In the southern hemisphere here in Australia, we don’t have a bright star like Polaris that shines brightly in the northern hemisphere. All we have here to align our telescopes is a small 5th magnitude star called Sigma Octans…which can be very hard to find in the suburbs!
To take a picture of a beautiful startrail you could use this method. First of all attach your DSLR camera onto a tripod and use a wide field lens and fully open up the aperture, then set your setting to (B) bulb so you can have complete control on how long you want the exposure to take. Use a cable release lead to start the exposure and when you are finished gently close it.
Now where do you point the camera? Use a compass and face south…where do you point the camera to capture the celestial pole?
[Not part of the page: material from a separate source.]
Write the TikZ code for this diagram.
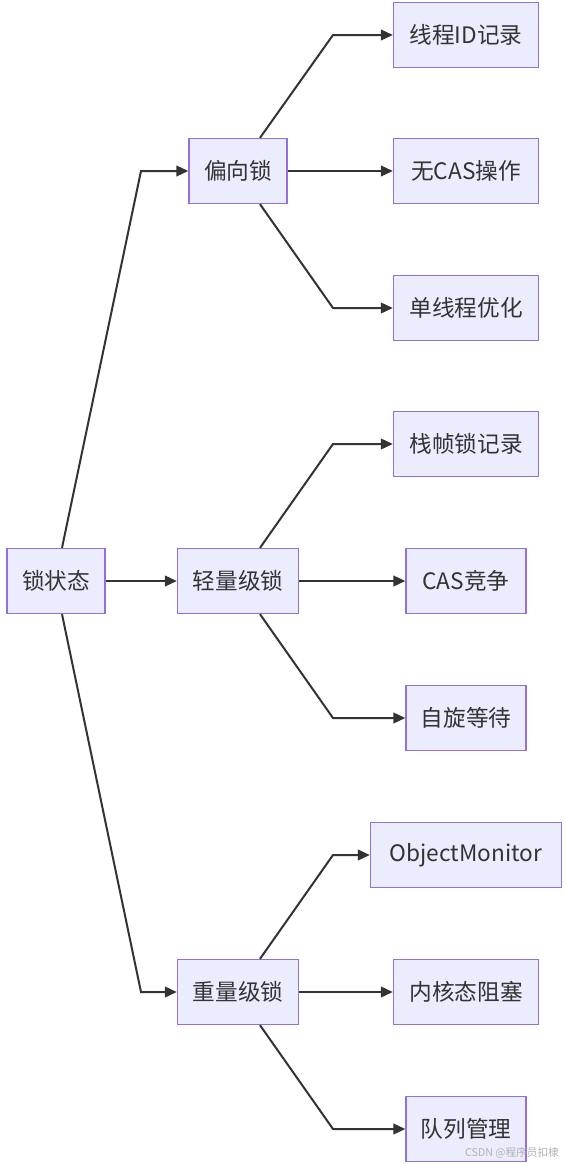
\documentclass[tikz,border=0pt]{standalone}
\usepackage{fontspec}
\setmainfont{Noto Sans CJK SC}
\definecolor{mmfill}{HTML}{ECECFF}
\definecolor{mmedge}{HTML}{9370DB}
\definecolor{mmline}{HTML}{333333}
\usetikzlibrary{arrows.meta}

\begin{document}
\begin{tikzpicture}[x=0.75pt,y=-0.75pt,
  box/.style={draw=mmedge,line width=1pt,fill=mmfill,text=mmline,align=center,
    font=\fontsize{17pt}{19pt}\selectfont,inner sep=0pt,minimum height=48.75pt},
  arr/.style={-{Triangle[length=9pt,width=8pt]},line width=1.5pt,mmline}]
  \useasboundingbox[fill=white] (0,0) rectangle (566,1164);
  \node[box,minimum width=73.5pt] (state) at (56,581) {锁状态};
  \node[box,minimum width=73.5pt] (bias) at (238,171) {偏向锁};
  \node[box,minimum width=90.75pt] (light) at (238,581) {轻量级锁};
  \node[box,minimum width=90.75pt] (heavy) at (238,992) {重量级锁};
  \node[box,minimum width=108.75pt] (thread) at (466,35) {线程ID记录};
  \node[box,minimum width=108.75pt] (nocas) at (466,171) {无CAS操作};
  \node[box,minimum width=108.75pt] (single) at (466,308) {单线程优化};
  \node[box,minimum width=108.75pt] (frame) at (466,444) {栈帧锁记录};
  \node[box,minimum width=90pt] (cas) at (466,581) {CAS竞争};
  \node[box,minimum width=90pt] (spin) at (466,718) {自旋等待};
  \node[box,minimum width=143.25pt] (monitor) at (466,855) {ObjectMonitor};
  \node[box,minimum width=108.75pt] (kernel) at (466,992) {内核态阻塞};
  \node[box,minimum width=90pt] (queue) at (466,1129) {队列管理};
  \node[font=\fontsize{8pt}{9pt}\selectfont,text=black!30] (mark) at (512,1153) {CSDN @程序员扣棣};
  % first level
  \draw[arr] ([xshift=4.5pt]state.north) -- (141,0 |- bias.west) -- (bias.west);
  \draw[arr] (state.east) -- (light.west);
  \draw[arr] ([xshift=4.5pt]state.south) -- (141,0 |- heavy.west) -- (heavy.west);
  % second level
  \draw[arr] ([xshift=16.5pt]bias.north) -- (333,0 |- thread.west) -- (thread.west);
  \draw[arr] (bias.east) -- (nocas.west);
  \draw[arr] ([xshift=16.5pt]bias.south) -- (333,0 |- single.west) -- (single.west);
  \draw[arr] ([xshift=16.5pt]light.north) -- (333,0 |- frame.west) -- (frame.west);
  \draw[arr] (light.east) -- (cas.west);
  \draw[arr] ([xshift=16.5pt]light.south) -- (333,0 |- spin.west) -- (spin.west);
  \draw[arr] ([xshift=16.5pt]heavy.north) -- (333,0 |- monitor.west) -- (monitor.west);
  \draw[arr] (heavy.east) -- (kernel.west);
  \draw[arr] ([xshift=16.5pt]heavy.south) -- (333,0 |- queue.west) -- (queue.west);
\end{tikzpicture}
\end{document}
Find out your latitude and use that to measure up the sky from your horizon and point the camera in that direction eg: I live at 28degrees south so I roughly measure 28 degrees up from the horizon looking directly south, Once you take a few test shots you will see that you’ll have the pole somewhere in the frame.
Now this is important…do some test shots first, bump up the ISO to 1600 or more and do a shot for a few minutes, you will start to see the rotation of the stars and also if you have good focus…don’t forget to set the ISO back down to ISO400 or 200. (Also I always let the camera do its own dark frame in the camera, which will shut down and take the same time as the exposure…so watch out for your battery life)
Image taken with a Canon DSLR camera and an 18-55mm lens set at 18mm, exposure time was for 50 minutes with ISO 400 and aperture f3.5.
Have fun and enjoy taking some wonderful startrails, try and do it in the darkest sky possible and include some trees or rustic buildings, anything you like so you can include the earth in the image :-)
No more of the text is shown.